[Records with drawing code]
* start *

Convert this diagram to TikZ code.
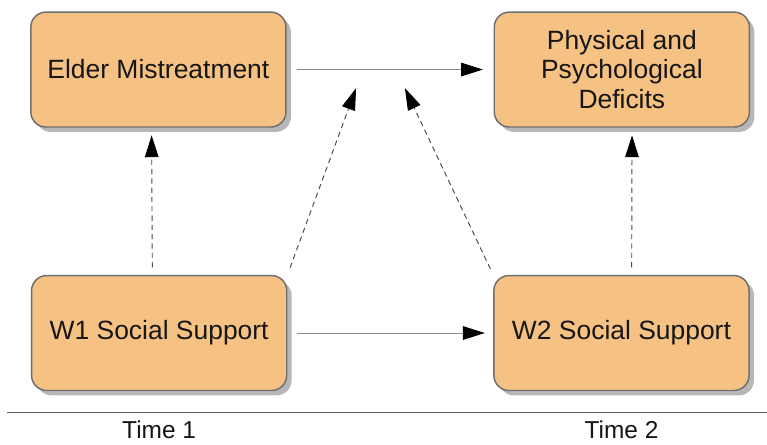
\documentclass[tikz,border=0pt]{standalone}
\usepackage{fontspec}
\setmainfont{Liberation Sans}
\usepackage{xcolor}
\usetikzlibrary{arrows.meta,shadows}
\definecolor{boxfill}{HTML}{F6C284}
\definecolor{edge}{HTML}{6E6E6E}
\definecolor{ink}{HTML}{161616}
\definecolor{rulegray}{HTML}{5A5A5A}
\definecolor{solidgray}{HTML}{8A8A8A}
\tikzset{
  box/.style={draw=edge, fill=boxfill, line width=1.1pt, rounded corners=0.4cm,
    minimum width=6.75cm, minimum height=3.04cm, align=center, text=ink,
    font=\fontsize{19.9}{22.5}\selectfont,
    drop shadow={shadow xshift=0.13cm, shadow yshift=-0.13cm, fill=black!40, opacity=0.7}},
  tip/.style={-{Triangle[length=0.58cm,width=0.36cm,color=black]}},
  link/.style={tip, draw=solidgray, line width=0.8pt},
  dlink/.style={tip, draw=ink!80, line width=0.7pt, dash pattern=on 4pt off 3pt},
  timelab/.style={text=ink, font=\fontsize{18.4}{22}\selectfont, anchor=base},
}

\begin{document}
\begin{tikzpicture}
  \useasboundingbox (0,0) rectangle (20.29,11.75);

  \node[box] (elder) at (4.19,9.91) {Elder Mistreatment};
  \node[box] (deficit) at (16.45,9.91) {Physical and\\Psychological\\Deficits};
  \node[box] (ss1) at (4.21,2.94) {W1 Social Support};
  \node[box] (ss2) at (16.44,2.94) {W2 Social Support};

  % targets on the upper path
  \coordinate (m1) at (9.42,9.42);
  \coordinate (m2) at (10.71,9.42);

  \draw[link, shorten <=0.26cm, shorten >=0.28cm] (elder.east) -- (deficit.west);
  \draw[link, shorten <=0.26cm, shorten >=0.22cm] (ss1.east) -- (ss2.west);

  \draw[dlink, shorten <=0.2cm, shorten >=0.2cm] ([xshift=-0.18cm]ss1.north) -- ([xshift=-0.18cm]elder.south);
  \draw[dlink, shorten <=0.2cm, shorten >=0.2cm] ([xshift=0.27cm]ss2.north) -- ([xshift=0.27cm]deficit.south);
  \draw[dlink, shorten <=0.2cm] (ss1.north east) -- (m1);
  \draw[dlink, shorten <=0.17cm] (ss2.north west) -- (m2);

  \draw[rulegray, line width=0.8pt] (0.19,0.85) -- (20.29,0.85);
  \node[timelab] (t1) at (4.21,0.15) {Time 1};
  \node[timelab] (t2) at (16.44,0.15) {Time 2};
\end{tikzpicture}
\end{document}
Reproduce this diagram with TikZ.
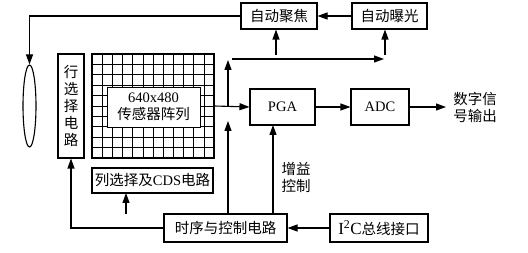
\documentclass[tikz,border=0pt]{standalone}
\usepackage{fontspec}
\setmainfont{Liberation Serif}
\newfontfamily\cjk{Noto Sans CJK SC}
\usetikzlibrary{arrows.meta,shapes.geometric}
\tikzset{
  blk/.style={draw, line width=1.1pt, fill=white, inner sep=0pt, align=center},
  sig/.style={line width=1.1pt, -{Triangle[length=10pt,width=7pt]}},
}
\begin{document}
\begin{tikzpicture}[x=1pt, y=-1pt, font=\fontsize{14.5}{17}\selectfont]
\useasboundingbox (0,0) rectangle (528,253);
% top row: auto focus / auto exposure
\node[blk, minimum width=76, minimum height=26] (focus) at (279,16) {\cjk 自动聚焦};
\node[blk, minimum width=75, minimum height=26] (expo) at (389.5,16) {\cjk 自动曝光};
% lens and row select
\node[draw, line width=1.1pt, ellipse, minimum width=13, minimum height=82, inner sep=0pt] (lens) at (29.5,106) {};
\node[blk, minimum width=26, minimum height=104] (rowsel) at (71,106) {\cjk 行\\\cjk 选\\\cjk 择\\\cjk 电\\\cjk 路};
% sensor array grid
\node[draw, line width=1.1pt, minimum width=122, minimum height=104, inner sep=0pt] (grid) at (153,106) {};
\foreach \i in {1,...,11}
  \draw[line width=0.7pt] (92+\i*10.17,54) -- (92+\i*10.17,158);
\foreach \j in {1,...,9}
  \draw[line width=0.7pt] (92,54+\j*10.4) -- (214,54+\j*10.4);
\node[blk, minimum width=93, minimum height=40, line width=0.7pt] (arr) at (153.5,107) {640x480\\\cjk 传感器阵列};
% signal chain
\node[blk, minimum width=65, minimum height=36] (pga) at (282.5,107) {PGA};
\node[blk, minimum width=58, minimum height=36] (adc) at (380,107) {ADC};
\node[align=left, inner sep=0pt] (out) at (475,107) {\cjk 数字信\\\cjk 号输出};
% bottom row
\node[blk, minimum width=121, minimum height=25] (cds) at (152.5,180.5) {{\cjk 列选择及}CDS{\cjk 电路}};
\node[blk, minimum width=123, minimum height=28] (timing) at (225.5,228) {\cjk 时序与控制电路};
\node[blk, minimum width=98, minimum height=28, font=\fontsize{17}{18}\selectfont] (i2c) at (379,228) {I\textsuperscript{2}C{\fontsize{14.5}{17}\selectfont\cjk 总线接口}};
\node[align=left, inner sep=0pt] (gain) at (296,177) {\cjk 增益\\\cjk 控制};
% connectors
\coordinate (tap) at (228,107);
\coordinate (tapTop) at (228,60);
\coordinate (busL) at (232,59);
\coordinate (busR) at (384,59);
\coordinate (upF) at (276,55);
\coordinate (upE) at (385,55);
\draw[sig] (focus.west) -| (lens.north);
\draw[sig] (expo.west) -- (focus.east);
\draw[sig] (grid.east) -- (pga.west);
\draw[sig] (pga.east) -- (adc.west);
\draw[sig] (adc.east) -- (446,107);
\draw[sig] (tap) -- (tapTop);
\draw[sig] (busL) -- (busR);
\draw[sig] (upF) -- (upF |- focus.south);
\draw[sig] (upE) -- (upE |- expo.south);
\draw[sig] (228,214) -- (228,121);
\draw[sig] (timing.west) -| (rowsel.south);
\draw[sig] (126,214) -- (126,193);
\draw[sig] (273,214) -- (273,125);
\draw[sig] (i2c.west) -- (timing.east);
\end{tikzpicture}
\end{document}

* end *

• EXERCISE BRIEF
Reproduce the full listing faithfully, but do not carry over any pictures.

• EXERCISE SOLUTION
Convert this diagram to TikZ code.
\documentclass[tikz,border=0pt]{standalone}
\usepackage{fontspec}
\setmainfont{Liberation Sans}
\usepackage{xcolor}
\usetikzlibrary{arrows.meta,shadows}
\definecolor{boxfill}{HTML}{F6C284}
\definecolor{edge}{HTML}{6E6E6E}
\definecolor{ink}{HTML}{161616}
\definecolor{rulegray}{HTML}{5A5A5A}
\definecolor{solidgray}{HTML}{8A8A8A}
\tikzset{
  box/.style={draw=edge, fill=boxfill, line width=1.1pt, rounded corners=0.4cm,
    minimum width=6.75cm, minimum height=3.04cm, align=center, text=ink,
    font=\fontsize{19.9}{22.5}\selectfont,
    drop shadow={shadow xshift=0.13cm, shadow yshift=-0.13cm, fill=black!40, opacity=0.7}},
  tip/.style={-{Triangle[length=0.58cm,width=0.36cm,color=black]}},
  link/.style={tip, draw=solidgray, line width=0.8pt},
  dlink/.style={tip, draw=ink!80, line width=0.7pt, dash pattern=on 4pt off 3pt},
  timelab/.style={text=ink, font=\fontsize{18.4}{22}\selectfont, anchor=base},
}

\begin{document}
\begin{tikzpicture}
  \useasboundingbox (0,0) rectangle (20.29,11.75);

  \node[box] (elder) at (4.19,9.91) {Elder Mistreatment};
  \node[box] (deficit) at (16.45,9.91) {Physical and\\Psychological\\Deficits};
  \node[box] (ss1) at (4.21,2.94) {W1 Social Support};
  \node[box] (ss2) at (16.44,2.94) {W2 Social Support};

  % targets on the upper path
  \coordinate (m1) at (9.42,9.42);
  \coordinate (m2) at (10.71,9.42);

  \draw[link, shorten <=0.26cm, shorten >=0.28cm] (elder.east) -- (deficit.west);
  \draw[link, shorten <=0.26cm, shorten >=0.22cm] (ss1.east) -- (ss2.west);

  \draw[dlink, shorten <=0.2cm, shorten >=0.2cm] ([xshift=-0.18cm]ss1.north) -- ([xshift=-0.18cm]elder.south);
  \draw[dlink, shorten <=0.2cm, shorten >=0.2cm] ([xshift=0.27cm]ss2.north) -- ([xshift=0.27cm]deficit.south);
  \draw[dlink, shorten <=0.2cm] (ss1.north east) -- (m1);
  \draw[dlink, shorten <=0.17cm] (ss2.north west) -- (m2);

  \draw[rulegray, line width=0.8pt] (0.19,0.85) -- (20.29,0.85);
  \node[timelab] (t1) at (4.21,0.15) {Time 1};
  \node[timelab] (t2) at (16.44,0.15) {Time 2};
\end{tikzpicture}
\end{document}
Reproduce this diagram with TikZ.
\documentclass[tikz,border=0pt]{standalone}
\usepackage{fontspec}
\setmainfont{Liberation Serif}
\newfontfamily\cjk{Noto Sans CJK SC}
\usetikzlibrary{arrows.meta,shapes.geometric}
\tikzset{
  blk/.style={draw, line width=1.1pt, fill=white, inner sep=0pt, align=center},
  sig/.style={line width=1.1pt, -{Triangle[length=10pt,width=7pt]}},
}
\begin{document}
\begin{tikzpicture}[x=1pt, y=-1pt, font=\fontsize{14.5}{17}\selectfont]
\useasboundingbox (0,0) rectangle (528,253);
% top row: auto focus / auto exposure
\node[blk, minimum width=76, minimum height=26] (focus) at (279,16) {\cjk 自动聚焦};
\node[blk, minimum width=75, minimum height=26] (expo) at (389.5,16) {\cjk 自动曝光};
% lens and row select
\node[draw, line width=1.1pt, ellipse, minimum width=13, minimum height=82, inner sep=0pt] (lens) at (29.5,106) {};
\node[blk, minimum width=26, minimum height=104] (rowsel) at (71,106) {\cjk 行\\\cjk 选\\\cjk 择\\\cjk 电\\\cjk 路};
% sensor array grid
\node[draw, line width=1.1pt, minimum width=122, minimum height=104, inner sep=0pt] (grid) at (153,106) {};
\foreach \i in {1,...,11}
  \draw[line width=0.7pt] (92+\i*10.17,54) -- (92+\i*10.17,158);
\foreach \j in {1,...,9}
  \draw[line width=0.7pt] (92,54+\j*10.4) -- (214,54+\j*10.4);
\node[blk, minimum width=93, minimum height=40, line width=0.7pt] (arr) at (153.5,107) {640x480\\\cjk 传感器阵列};
% signal chain
\node[blk, minimum width=65, minimum height=36] (pga) at (282.5,107) {PGA};
\node[blk, minimum width=58, minimum height=36] (adc) at (380,107) {ADC};
\node[align=left, inner sep=0pt] (out) at (475,107) {\cjk 数字信\\\cjk 号输出};
% bottom row
\node[blk, minimum width=121, minimum height=25] (cds) at (152.5,180.5) {{\cjk 列选择及}CDS{\cjk 电路}};
\node[blk, minimum width=123, minimum height=28] (timing) at (225.5,228) {\cjk 时序与控制电路};
\node[blk, minimum width=98, minimum height=28, font=\fontsize{17}{18}\selectfont] (i2c) at (379,228) {I\textsuperscript{2}C{\fontsize{14.5}{17}\selectfont\cjk 总线接口}};
\node[align=left, inner sep=0pt] (gain) at (296,177) {\cjk 增益\\\cjk 控制};
% connectors
\coordinate (tap) at (228,107);
\coordinate (tapTop) at (228,60);
\coordinate (busL) at (232,59);
\coordinate (busR) at (384,59);
\coordinate (upF) at (276,55);
\coordinate (upE) at (385,55);
\draw[sig] (focus.west) -| (lens.north);
\draw[sig] (expo.west) -- (focus.east);
\draw[sig] (grid.east) -- (pga.west);
\draw[sig] (pga.east) -- (adc.west);
\draw[sig] (adc.east) -- (446,107);
\draw[sig] (tap) -- (tapTop);
\draw[sig] (busL) -- (busR);
\draw[sig] (upF) -- (upF |- focus.south);
\draw[sig] (upE) -- (upE |- expo.south);
\draw[sig] (228,214) -- (228,121);
\draw[sig] (timing.west) -| (rowsel.south);
\draw[sig] (126,214) -- (126,193);
\draw[sig] (273,214) -- (273,125);
\draw[sig] (i2c.west) -- (timing.east);
\end{tikzpicture}
\end{document}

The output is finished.